Make sure that your equipment is pro quality. That doesn't mean new. You would be better off with a 5 year old camera with a fixed aperture than a brand new outfit from Costco.

Learn off-camera flash. It's the best way to make your pictures professional looking.

Learn Photoshop and Lightroom but don't depend on them. Try to get it right in the field. You could spend hours on Photoshop fixing something that you could've avoided with a little forethought in the field.

Read stuff. One of my favorites is Picture Perfect Posing by Roberto Valenzuela. Get on Amazon and look for good reviews.

Charge much. If someone isn't willing to pay for a $1,500 wedding shoot, let them get one of the wanna-be's you spoke of. Make sure that you're ready to deliver a product worth the price you're charging.

The business is mostly about referrals. In service oriented business, there is something called the Rule of 200. Do a good job and there's a potential for 200 people to hear about it. When you do a bad job, there's something called the Rule of 500.

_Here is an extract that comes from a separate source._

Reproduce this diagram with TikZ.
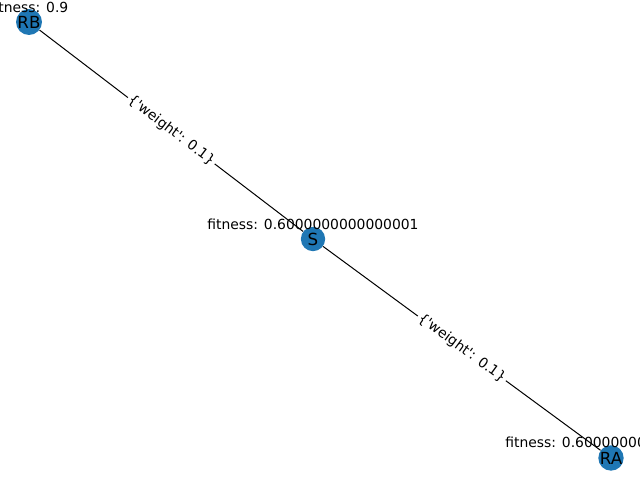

Senior portrait season is here. That's a good way to get good rep.

Good luck. I hope that helps.


New member
I do video, but marketing for me is networking. I get almost all my work through referrals and repeats and the rest through search.



New member
How much do you think you need to make year one? = A
How much can you charge a customer? = B
A/(B*.6)= # of customers you need in year one.

I need $10,000 year one.
I can charge $1,000 per customer.
100,000/(1,000*.6)= ~17
If you are not sure you can get those 17, the 10k is unlikely.

Completely forget about the specifics of the service. Just run the numbers.